3. There remains a significant global and national gap.

In Sub-Saharan Africa, while the review reported that the overall picture was one of prosperity and growth, it is clear that far more development is required. Over the past decade, the region has seen a gradual improvement in prosperity despite the fact that the gap between it and the rest of the world is more significant than it was in 2007.

Last year, the region saw 20 countries improving their prosperity scores, while another 20 states saw theirs decrease. Unfortunately, it is in the Safety and Security pillar in which Sub-Saharan Africa continues to fall downwards, making it the least safe region in the world – a designation it has had since 2007. For this reason, the area of Sub-Saharan Africa remains the weakest performer in the world.

4. There are clear regional leaders.

The purpose of the Legatum Institute’s report is to help recognize what factors lead a country from poverty to prosperity. Therefore, it is essential to look at what is working for other countries in Sub-Saharan Africa and which countries are improving drastically.

When it comes to the Business Environment, Rwanda has improved the most as a result of their business reforms which enable entrepreneurs to start a business quicker and access credit easier, as well as increasing investor protections.

Furthermore, Ghana takes second place for Economic Quality in the region due to the advances in its export quality index, a decrease in trade barriers and a decline in absolute poverty. When you include the fact that the country also has a 77% labour force participation rate, it is understandable why Ghana rose 18 places in the ranking.

Other regional leaders include Kenya, which is high in Social Capital, South Africa which scores well for Personal Freedom, Namibia which does admirably in the Natural Environment pillar thanks (in part) to it being one of the first African countries to include environmental protection clauses into its constitution.

5. The future looks bright.

According to current estimates, the region of Sub-Saharan Africa will be home to an additional one billion Africans by 2050, making it the fastest growing population in the world.
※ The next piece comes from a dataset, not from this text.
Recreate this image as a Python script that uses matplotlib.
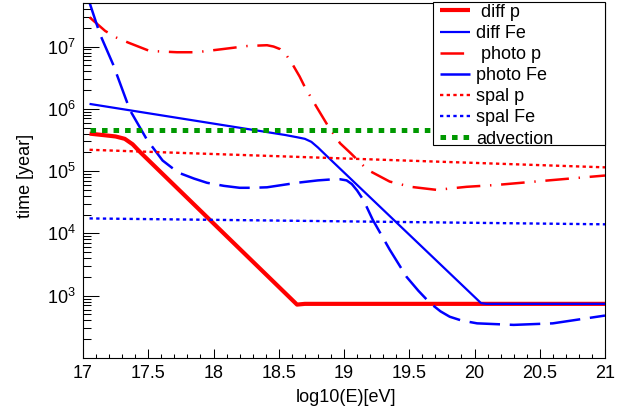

This can potentially be very stimulating for the region as it can lead to tremendous economic gains. In fact, having a young and growing population can lead to a boost in economic growth that transpires when there is an increasing number of employees in the workforce when compared with their dependents (the children and elderly).

However, the biggest challenge for the region is ensuring that the growing population has access to high-quality education, an area where it is currently lagging in. For example, now, the adult literacy rate is only 60%, contrasted to 80% in MENA and 83% in Asia.

There is no denying that education is directly related to prosperity, as it increases the productive potential of citizens who, in turn, make up the nation. Additionally, it also enables individuals to make more educated decisions and pursue a more fulfilling life – something that the Prosperity Index also takes into account.

Therefore, the most significant focus for Sub-Saharan Africa needs to be the educational structure. Access to education needs to be increased, as should the overall quality of lessons and materials improve. If the world can come together and help in this regard, then this vital region will be in a better equipped to deal with what challenges in the future.